Somewhat correct, fetch, contour of coast line, coastal and inland elevation, and size/magnitude of wind radii are all variables. Katrina generated a Cat 5 surge based on these, and the fact her Cat 5 surge was generated well before landfall.

Yeah there are tons of variables, but all things being equal a smaller 145mph storm will have less surge than one like Katrina that is 125mph with a much larger wind field. Here's a good paper written on the subject after Katrina which provides additional details.

 
Yeah there are tons of variables, but all things being equal a smaller 145mph storm will have less surge than one like Katrina that is 125mph with a much larger wind field.
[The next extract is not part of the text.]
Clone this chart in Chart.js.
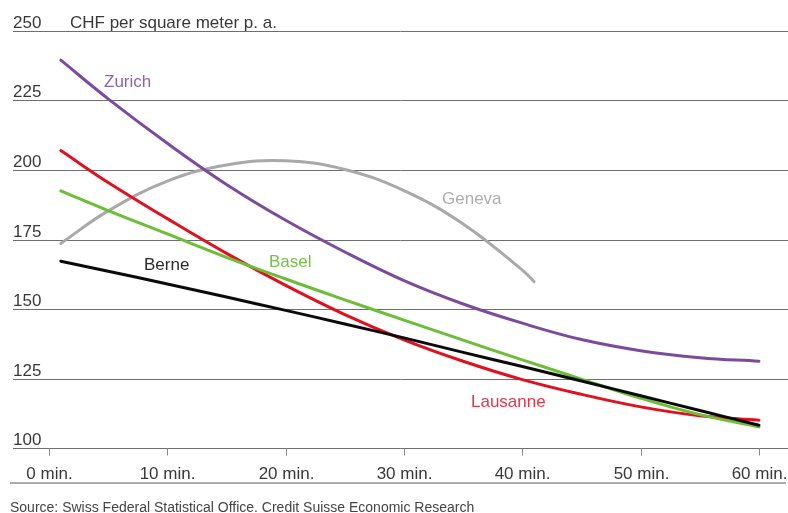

Here's a good paper written on the subject after Katrina which provides additional details.

Maybe we should just drop the categories since they can often be deceiving ?
 
Maybe we should just drop the categories since they can often be deceiving ?

Categories are still useful, storm surge is just something which has a lot of variables which affect how much surge pushes into an area and how large the area affected is. In this instance we have a powerful cat 4 with a decent sized wind field coming into an area that is extremely flat which is why the NHC is forecasting surge to go up to 40 miles inland. Hopefully people heeded the warnings and evacuated.
 
At this point will history really remember her as a Cat 4 or Cat 5? I remember the names of storms and the damage they do and leave behind. That’s my memories. Not what Cat rating. This hurricane already is making a name for itself. The storm surge alone is telling.
 
Categories are still useful, storm surge is just something which has a lot of variables which affect how much surge pushes into an area and how large the area affected is. In this instance we have a powerful cat 4 with a decent sized wind field coming into an area that is extremely flat which is why the NHC is forecasting surge to go up to 40 miles inland. Hopefully people heeded the warnings and evacuated.
I just fear that sometimes people don't take lesser categories that seriously when they can often be the most deadly especially inland.